Extract, word for word, every line from the one containing "Recreate this image" through the one containing "plt.rcParams['font.family'] = ['Liberation", with both end lines kept.

» **Provided material**:
————

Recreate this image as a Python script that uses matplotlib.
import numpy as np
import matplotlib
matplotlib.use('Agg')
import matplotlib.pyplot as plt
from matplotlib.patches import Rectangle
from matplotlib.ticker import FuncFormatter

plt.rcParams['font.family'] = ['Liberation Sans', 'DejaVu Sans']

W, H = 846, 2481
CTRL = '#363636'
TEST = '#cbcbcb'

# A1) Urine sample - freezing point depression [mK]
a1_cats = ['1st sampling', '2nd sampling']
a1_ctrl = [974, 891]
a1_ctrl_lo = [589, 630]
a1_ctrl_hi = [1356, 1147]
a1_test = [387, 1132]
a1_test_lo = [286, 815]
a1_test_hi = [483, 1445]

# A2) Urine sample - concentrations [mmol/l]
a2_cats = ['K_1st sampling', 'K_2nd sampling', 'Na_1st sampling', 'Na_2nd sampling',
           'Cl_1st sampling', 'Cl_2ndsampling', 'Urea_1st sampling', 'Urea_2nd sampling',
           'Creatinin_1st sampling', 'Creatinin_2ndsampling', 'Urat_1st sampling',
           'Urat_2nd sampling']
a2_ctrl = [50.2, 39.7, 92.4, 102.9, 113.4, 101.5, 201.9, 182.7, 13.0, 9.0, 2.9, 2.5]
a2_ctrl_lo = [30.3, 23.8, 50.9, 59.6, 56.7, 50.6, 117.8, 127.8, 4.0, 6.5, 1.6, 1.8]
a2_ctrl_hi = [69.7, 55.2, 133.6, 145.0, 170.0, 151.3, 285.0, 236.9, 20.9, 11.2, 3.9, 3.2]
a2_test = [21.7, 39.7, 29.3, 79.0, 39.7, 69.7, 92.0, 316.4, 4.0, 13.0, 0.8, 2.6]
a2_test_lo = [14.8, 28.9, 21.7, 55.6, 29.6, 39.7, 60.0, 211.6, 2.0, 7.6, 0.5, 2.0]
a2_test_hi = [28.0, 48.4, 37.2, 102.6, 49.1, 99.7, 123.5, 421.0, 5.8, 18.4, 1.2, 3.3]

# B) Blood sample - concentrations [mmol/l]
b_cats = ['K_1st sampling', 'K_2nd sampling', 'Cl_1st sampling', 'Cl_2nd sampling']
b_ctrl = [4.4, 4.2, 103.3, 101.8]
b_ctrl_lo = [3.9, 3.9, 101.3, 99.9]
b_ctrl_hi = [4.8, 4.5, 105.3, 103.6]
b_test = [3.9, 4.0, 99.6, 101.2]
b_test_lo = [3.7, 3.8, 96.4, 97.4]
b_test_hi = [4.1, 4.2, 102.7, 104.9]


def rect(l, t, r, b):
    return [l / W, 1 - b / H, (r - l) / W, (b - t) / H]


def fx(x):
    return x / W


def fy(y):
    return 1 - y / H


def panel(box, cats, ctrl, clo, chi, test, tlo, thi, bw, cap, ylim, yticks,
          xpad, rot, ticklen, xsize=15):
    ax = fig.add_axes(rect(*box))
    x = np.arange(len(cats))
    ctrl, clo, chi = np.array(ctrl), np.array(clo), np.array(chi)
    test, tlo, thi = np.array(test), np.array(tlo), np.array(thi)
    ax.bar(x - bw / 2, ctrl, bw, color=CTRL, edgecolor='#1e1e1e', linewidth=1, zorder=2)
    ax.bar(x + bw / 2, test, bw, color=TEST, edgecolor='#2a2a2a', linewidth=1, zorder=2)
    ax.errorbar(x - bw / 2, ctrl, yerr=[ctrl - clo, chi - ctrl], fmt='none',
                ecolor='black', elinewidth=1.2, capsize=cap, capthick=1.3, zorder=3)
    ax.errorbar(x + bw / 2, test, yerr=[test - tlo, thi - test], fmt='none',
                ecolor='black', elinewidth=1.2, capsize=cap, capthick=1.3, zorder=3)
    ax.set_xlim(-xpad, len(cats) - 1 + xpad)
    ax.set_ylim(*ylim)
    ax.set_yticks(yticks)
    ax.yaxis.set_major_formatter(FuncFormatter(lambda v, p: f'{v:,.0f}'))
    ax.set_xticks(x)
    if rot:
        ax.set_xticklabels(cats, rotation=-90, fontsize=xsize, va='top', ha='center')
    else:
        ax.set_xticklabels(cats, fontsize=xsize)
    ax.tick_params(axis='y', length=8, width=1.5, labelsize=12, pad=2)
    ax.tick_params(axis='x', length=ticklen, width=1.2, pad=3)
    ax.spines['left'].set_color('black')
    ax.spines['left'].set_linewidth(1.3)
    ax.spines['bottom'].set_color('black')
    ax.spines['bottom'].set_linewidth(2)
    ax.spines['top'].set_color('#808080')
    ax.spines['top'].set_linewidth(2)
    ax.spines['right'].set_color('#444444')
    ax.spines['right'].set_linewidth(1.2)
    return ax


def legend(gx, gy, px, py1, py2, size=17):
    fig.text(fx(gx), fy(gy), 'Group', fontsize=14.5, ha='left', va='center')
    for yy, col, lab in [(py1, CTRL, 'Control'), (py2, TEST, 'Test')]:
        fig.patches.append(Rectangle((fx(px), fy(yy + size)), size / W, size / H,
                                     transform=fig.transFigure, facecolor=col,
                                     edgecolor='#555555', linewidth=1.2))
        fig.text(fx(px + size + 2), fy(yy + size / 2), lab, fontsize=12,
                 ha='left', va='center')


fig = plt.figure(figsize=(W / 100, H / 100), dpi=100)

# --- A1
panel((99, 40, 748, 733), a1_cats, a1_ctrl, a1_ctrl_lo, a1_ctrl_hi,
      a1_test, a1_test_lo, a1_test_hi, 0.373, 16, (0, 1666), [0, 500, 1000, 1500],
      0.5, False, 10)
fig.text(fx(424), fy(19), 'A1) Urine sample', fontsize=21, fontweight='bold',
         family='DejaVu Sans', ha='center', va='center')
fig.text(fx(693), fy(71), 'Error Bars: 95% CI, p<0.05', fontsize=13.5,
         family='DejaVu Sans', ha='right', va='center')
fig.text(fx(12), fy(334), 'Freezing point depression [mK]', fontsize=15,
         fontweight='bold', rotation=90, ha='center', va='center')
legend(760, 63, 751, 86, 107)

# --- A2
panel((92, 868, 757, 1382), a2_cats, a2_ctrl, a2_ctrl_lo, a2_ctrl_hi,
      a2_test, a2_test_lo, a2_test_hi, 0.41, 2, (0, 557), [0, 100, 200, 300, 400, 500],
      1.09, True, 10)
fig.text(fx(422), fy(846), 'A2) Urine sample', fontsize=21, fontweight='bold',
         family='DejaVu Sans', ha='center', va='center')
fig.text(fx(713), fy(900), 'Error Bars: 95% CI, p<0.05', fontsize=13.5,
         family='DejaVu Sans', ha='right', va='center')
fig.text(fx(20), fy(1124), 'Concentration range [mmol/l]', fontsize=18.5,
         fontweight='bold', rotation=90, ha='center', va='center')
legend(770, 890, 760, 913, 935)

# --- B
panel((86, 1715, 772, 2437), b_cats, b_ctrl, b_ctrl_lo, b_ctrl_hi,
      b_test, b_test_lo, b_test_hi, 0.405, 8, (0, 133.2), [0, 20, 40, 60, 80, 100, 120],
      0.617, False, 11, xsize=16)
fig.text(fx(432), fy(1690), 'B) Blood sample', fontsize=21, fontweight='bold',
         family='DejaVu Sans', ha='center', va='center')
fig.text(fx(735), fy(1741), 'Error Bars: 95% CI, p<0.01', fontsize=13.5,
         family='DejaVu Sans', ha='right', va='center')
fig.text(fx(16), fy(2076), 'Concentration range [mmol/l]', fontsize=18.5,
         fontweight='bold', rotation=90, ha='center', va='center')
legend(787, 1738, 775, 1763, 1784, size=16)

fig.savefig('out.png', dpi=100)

————

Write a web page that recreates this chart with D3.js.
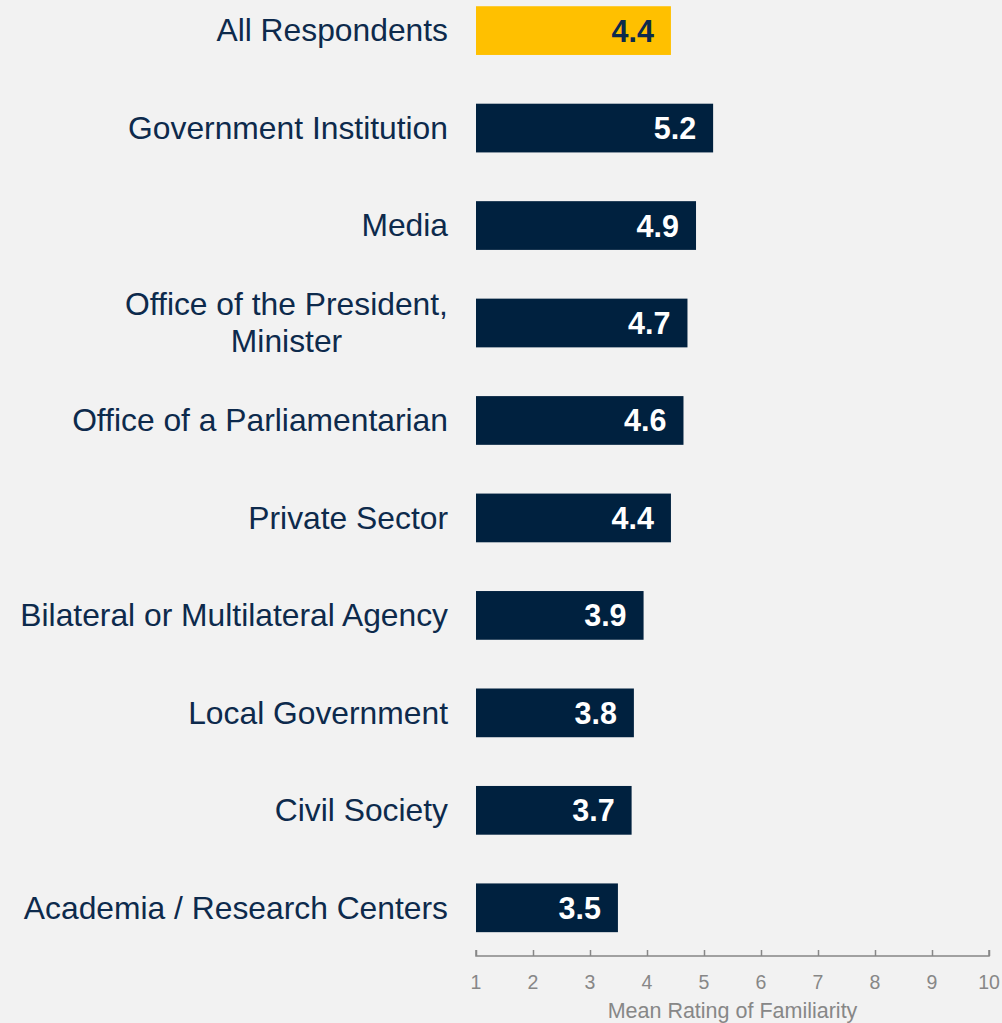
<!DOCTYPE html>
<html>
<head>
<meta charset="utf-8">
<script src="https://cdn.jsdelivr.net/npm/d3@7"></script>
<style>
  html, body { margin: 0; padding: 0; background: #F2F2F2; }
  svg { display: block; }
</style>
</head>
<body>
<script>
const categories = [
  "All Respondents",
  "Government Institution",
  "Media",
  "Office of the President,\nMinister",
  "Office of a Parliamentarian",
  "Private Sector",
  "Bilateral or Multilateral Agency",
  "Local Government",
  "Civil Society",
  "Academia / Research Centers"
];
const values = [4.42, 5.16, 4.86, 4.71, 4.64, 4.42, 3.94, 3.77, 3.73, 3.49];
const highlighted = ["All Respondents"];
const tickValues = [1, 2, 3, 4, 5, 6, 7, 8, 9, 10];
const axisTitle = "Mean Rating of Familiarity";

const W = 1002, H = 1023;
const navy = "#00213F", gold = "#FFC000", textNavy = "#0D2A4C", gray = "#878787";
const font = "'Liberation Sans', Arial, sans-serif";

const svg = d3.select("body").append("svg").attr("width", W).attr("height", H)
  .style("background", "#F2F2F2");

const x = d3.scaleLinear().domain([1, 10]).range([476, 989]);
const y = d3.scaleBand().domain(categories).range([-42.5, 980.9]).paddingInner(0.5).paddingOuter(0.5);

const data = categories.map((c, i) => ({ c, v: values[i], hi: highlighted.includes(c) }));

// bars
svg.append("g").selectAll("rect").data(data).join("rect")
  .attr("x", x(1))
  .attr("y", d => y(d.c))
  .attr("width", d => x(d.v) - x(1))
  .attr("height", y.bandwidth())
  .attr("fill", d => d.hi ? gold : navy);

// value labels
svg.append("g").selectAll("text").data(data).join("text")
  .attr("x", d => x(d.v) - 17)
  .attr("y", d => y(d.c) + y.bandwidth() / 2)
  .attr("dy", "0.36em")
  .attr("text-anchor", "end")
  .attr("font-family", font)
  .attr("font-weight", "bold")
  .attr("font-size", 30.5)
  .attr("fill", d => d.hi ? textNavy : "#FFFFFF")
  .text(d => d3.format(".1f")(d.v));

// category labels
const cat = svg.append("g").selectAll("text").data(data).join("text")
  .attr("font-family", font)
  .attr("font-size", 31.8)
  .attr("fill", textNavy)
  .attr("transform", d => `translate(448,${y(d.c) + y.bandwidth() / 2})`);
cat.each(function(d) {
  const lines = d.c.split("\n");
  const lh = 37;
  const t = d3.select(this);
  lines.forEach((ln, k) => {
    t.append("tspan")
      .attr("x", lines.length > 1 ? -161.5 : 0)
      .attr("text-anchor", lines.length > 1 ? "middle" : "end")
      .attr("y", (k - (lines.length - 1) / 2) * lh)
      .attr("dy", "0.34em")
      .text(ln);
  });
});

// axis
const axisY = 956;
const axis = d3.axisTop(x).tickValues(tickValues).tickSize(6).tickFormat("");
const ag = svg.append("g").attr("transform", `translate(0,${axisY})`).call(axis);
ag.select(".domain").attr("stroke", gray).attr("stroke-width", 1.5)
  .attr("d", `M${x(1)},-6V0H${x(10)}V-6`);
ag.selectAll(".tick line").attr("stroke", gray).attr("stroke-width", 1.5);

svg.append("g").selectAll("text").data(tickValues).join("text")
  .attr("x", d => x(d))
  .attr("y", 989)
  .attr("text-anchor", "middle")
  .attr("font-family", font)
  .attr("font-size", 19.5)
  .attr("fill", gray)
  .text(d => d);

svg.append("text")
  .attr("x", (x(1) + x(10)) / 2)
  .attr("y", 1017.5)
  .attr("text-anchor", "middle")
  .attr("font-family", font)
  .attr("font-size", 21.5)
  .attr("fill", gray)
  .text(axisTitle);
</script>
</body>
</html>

————

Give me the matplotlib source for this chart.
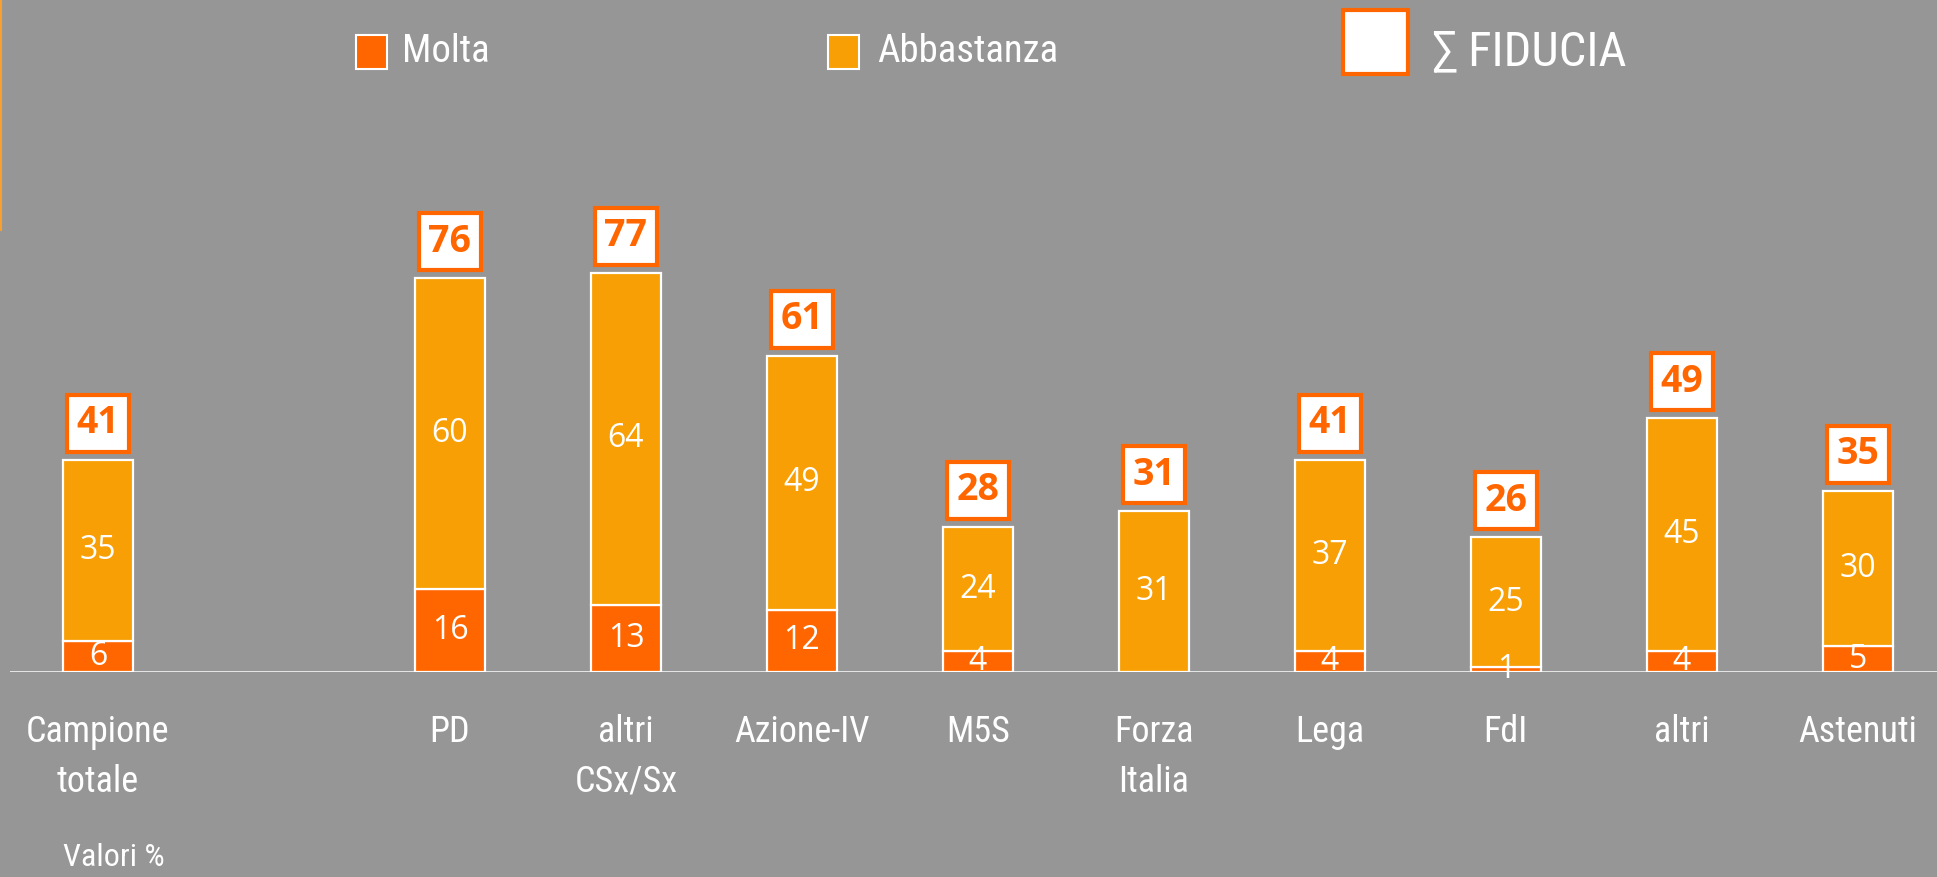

————

» **Worked answer**:
Recreate this image as a Python script that uses matplotlib.
import numpy as np
import matplotlib
matplotlib.use('Agg')
import matplotlib.pyplot as plt
from matplotlib.patches import Rectangle
from matplotlib.ticker import FuncFormatter

plt.rcParams['font.family'] = ['Liberation Sans', 'DejaVu Sans']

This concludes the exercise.